WALLY'S WORLD: Hunker down or fly south

As I sat at the breakfast table, with the fragrant odor of Yuban coffee wafting about my nostrils while gazing through the steel-gray fog and clouds surrounding my house and scattered across my field, I shivered at the thought of stumbling outside into the freezing temps to get some firewood and fully realized with astounding clarity that this would be my destiny for at least another six to eight weeks.

It was William Shakespeare, possibly the greatest writer in the history of English prose, who opened his play, “Richard III,” with the oft quoted line: “Now is the winter of our discontent.” His observation seems especially attuned to my sentiments this morning. (For the benefit of any Shakespearean scholars among you, I realize I’m using this opening line out of context.)

But alas, great as the mighty Bard might have been, I could suggest words that express my feelings far more accurately. How about: “Now is the winter of boredom.” Or perhaps, “Now is the winter of depression” or, to resort to more common vernacular, which William was often prone to do, how about, “Now is the winter that’s a pain in the butt”?

The fact that the most dreary, gray and uneventful months of the new year follow the most festive month of the old year only magnifies the problem. Then too, all the holiday bills come due. If there was ever a time to be depressed, January, February and March would seem to be it. In fact, hard statistics indicate the Northwest suicide rate soars during these months.

I’ve noticed that some people have seized upon booze as a solution. They’ve simply decided to stay drunk until the vernal equinox.

Until spring, the only “official” break in the boring routine is Valentine’s Day. But, of course, you can celebrate that occasion anywhere, in the desert as well as our sodden world.

Now I ask myself, “What the hell am I doing here?”
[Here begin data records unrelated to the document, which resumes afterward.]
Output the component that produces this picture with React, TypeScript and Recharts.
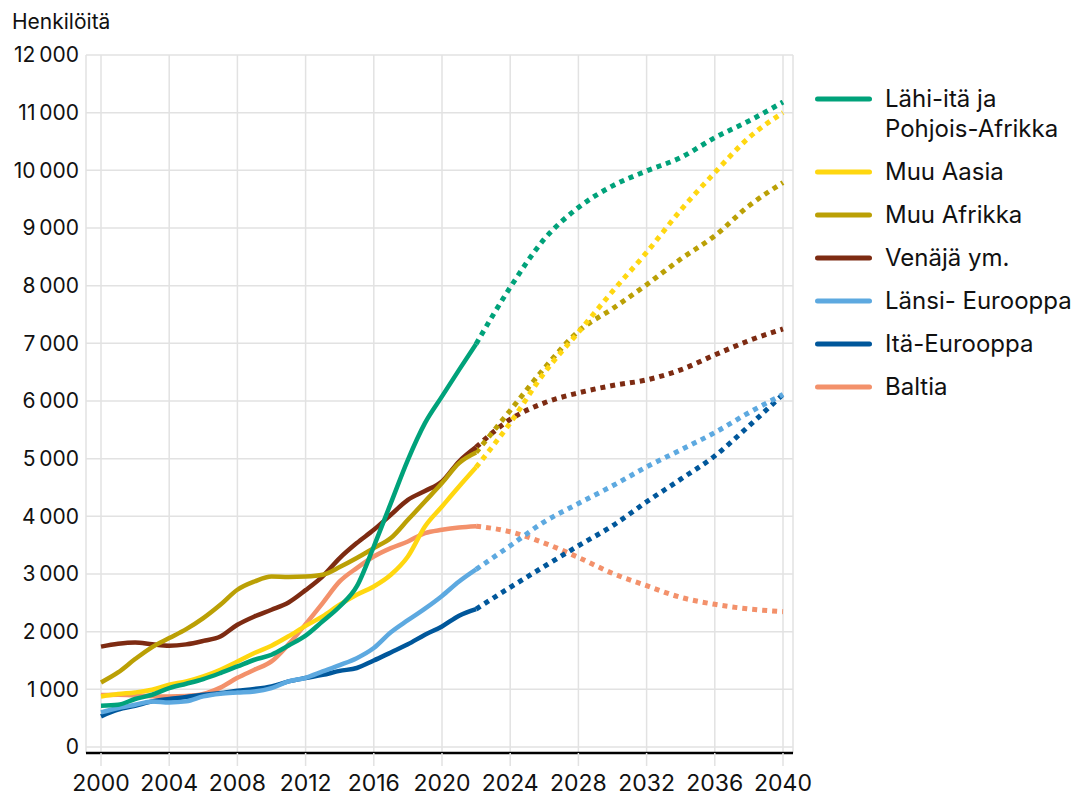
import React from 'react';
import { LineChart, Line, XAxis, YAxis, CartesianGrid, Legend } from 'recharts';

const histYears = [2000, 2001, 2002, 2003, 2004, 2005, 2006, 2007, 2008, 2009, 2010, 2011, 2012, 2013, 2014, 2015, 2016, 2017, 2018, 2019, 2020, 2021, 2022];
const projYears = [2022, 2024, 2026, 2028, 2030, 2032, 2034, 2036, 2038, 2040];
const xTicks = [2000, 2004, 2008, 2012, 2016, 2020, 2024, 2028, 2032, 2036, 2040];
const yTicks = [0, 1000, 2000, 3000, 4000, 5000, 6000, 7000, 8000, 9000, 10000, 11000, 12000];

const lahiHist = [716, 733, 832, 906, 1022, 1097, 1178, 1282, 1397, 1513, 1600, 1760, 1930, 2180, 2437, 2784, 3477, 4229, 4980, 5616, 6080, 6540, 6990];
const lahiProj = [6990, 7970, 8807, 9355, 9730, 9990, 10221, 10567, 10856, 11185];

const aasiaHist = [877, 918, 946, 993, 1080, 1137, 1224, 1340, 1484, 1629, 1756, 1920, 2100, 2264, 2467, 2640, 2784, 2987, 3304, 3824, 4171, 4517, 4850];
const aasiaProj = [4850, 5620, 6488, 7192, 7901, 8577, 9309, 9961, 10567, 11000];

const afrikkaHist = [1120, 1293, 1525, 1733, 1889, 2045, 2236, 2467, 2727, 2870, 2957, 2947, 2955, 2987, 3120, 3276, 3449, 3623, 3940, 4257, 4576, 4923, 5107];
const afrikkaProj = [5107, 5836, 6568, 7209, 7601, 8017, 8461, 8865, 9384, 9788];

const venajaHist = [1740, 1790, 1813, 1780, 1755, 1780, 1840, 1917, 2120, 2264, 2380, 2507, 2720, 2960, 3276, 3536, 3767, 4027, 4287, 4440, 4604, 4951, 5200];
const venajaProj = [5200, 5680, 5968, 6141, 6268, 6366, 6540, 6799, 7047, 7249];

const lansiHist = [600, 676, 733, 791, 773, 791, 877, 924, 946, 964, 1022, 1137, 1200, 1310, 1420, 1540, 1716, 1990, 2200, 2400, 2620, 2870, 3080];
const lansiProj = [3080, 3490, 3905, 4223, 4529, 4857, 5152, 5452, 5798, 6115];

const itaHist = [531, 647, 716, 791, 832, 867, 906, 936, 976, 1005, 1051, 1137, 1196, 1250, 1320, 1370, 1500, 1640, 1780, 1947, 2091, 2276, 2392];
const itaProj = [2392, 2769, 3132, 3490, 3836, 4252, 4644, 5048, 5567, 6115];

const baltiaHist = [900, 905, 895, 880, 877, 885, 920, 1030, 1200, 1340, 1484, 1780, 2130, 2496, 2871, 3103, 3304, 3449, 3564, 3709, 3767, 3807, 3830];
const baltiaProj = [3830, 3732, 3536, 3288, 3011, 2797, 2595, 2474, 2394, 2347];

const series = [
  { key: 'lahi', name: 'Lähi-itä ja Pohjois-Afrikka', label: 'Lähi-itä ja\nPohjois-Afrikka', color: '#00A27A', hist: lahiHist, proj: lahiProj },
  { key: 'aasia', name: 'Muu Aasia', label: 'Muu Aasia', color: '#FFD710', hist: aasiaHist, proj: aasiaProj },
  { key: 'afrikka', name: 'Muu Afrikka', label: 'Muu Afrikka', color: '#BBA005', hist: afrikkaHist, proj: afrikkaProj },
  { key: 'venaja', name: 'Venäjä ym.', label: 'Venäjä ym.', color: '#7D2B12', hist: venajaHist, proj: venajaProj },
  { key: 'lansi', name: 'Länsi- Eurooppa', label: 'Länsi- Eurooppa', color: '#5DA9E0', hist: lansiHist, proj: lansiProj },
  { key: 'ita', name: 'Itä-Eurooppa', label: 'Itä-Eurooppa', color: '#00579B', hist: itaHist, proj: itaProj },
  { key: 'baltia', name: 'Baltia', label: 'Baltia', color: '#F3916B', hist: baltiaHist, proj: baltiaProj },
];

const allYears = Array.from(new Set([...histYears, ...projYears])).sort((a, b) => a - b);
const data = allYears.map((year) => {
  const row: Record<string, number> = { year };
  series.forEach((s) => {
    const hi = histYears.indexOf(year);
    if (hi >= 0) row[s.key + '_h'] = s.hist[hi];
    const pi = projYears.indexOf(year);
    if (pi >= 0) row[s.key + '_p'] = s.proj[pi];
  });
  return row;
});

const FONT = 'Inter, "Noto Sans", sans-serif';
const fmtY = (v: number) => {
  if (v === 0) return '0';
  const th = Math.floor(v / 1000);
  return `${th}\u202F000`;
};

const renderLegend = () => (
  <div style={{ fontFamily: FONT, fontSize: 24, color: '#111' }}>
    {series.map((s) => (
      <div key={s.key} style={{ display: 'flex', alignItems: 'flex-start', marginBottom: 13 }}>
        <svg width={57} height={30} style={{ flex: '0 0 auto' }}>
          <line x1={2.5} x2={54.5} y1={15} y2={15} stroke={s.color} strokeWidth={5} strokeLinecap="round" />
        </svg>
        <div style={{ marginLeft: 13, lineHeight: '30px', whiteSpace: 'pre-line' }}>{s.label}</div>
      </div>
    ))}
  </div>
);

export default function App() {
  const drawOrder = [...series].reverse();
  return (
    <div style={{ position: 'absolute', left: 0, top: 0, width: 1085, height: 796, fontFamily: FONT }}>
      <div style={{ position: 'absolute', left: 12, top: 8, fontSize: 21, lineHeight: '27px', color: '#111', zIndex: 2 }}>
        Henkilöitä
      </div>
      <LineChart width={1085} height={796} data={data} margin={{ top: 55, right: 292, bottom: 0, left: 0 }}>
        <CartesianGrid stroke="#e2e2e2" strokeWidth={1.5} />
        <XAxis
          dataKey="year"
          type="number"
          domain={[2000, 2040]}
          ticks={xTicks}
          padding={{ left: 15, right: 10 }}
          height={43}
          tickSize={13}
          tickMargin={9}
          tickLine={{ stroke: '#e2e2e2', strokeWidth: 1.5 }}
          axisLine={{ stroke: '#000', strokeWidth: 2.5 }}
          tick={{ fontSize: 23, fill: '#111', fontFamily: FONT }}
          interval={0}
        />
        <YAxis
          type="number"
          domain={[0, 12000]}
          ticks={yTicks}
          width={86}
          padding={{ top: 0, bottom: 6 }}
          axisLine={false}
          tickLine={false}
          tickSize={0}
          tickMargin={7}
          tickFormatter={fmtY}
          tick={{ fontSize: 21, fill: '#111', fontFamily: FONT }}
          interval={0}
        />
        <Legend
          layout="horizontal"
          verticalAlign="middle"
          align="center"
          wrapperStyle={{ left: 815, top: 84, width: 270, height: 340 }}
          content={renderLegend}
        />
        {drawOrder.map((s) => (
          <Line
            key={s.key + '_p'}
            dataKey={s.key + '_p'}
            name={s.name}
            type="monotone"
            stroke={s.color}
            strokeWidth={5}
            strokeDasharray="5 5"
            dot={false}
            activeDot={false}
            connectNulls
            isAnimationActive={false}
            legendType="none"
          />
        ))}
        {drawOrder.map((s) => (
          <Line
            key={s.key + '_h'}
            dataKey={s.key + '_h'}
            name={s.name}
            type="monotone"
            stroke={s.color}
            strokeWidth={4.5}
            dot={false}
            activeDot={false}
            connectNulls
            isAnimationActive={false}
          />
        ))}
      </LineChart>
    </div>
  );
}
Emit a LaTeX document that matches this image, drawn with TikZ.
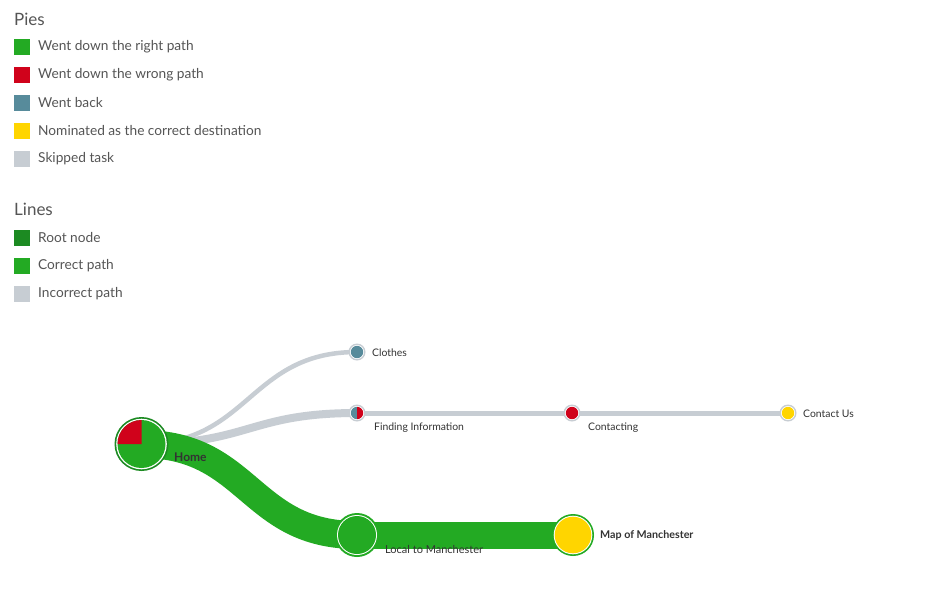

In my younger days I’d while away the winter months on Florida beaches, in the streets of New Orleans or in the border towns of Mexico. (This was before the Mexican drug cartels started beheading 15 people a day.) However, these locations, delightful as they may have been, couldn’t measure up to the northern climates during the holiday season. I could never get used to swimming in the Key West surf on Christmas Day. Christmas and New Years require a chill in the air and even a bit of snow to foster the proper mood. But after the holidays are over, forget it! I’m ready to head south. I admit to envying my “snowbird” cousins who left for Yuma, Ariz., several weeks ago.

But, here I am. And so are you. So, batten down the doors to the backyard shed, curl up beneath the afghan, pull that winter coat tightly around you and brace yourself before the below-freezing, 40 mph wind chill. Only another two months until the thaw.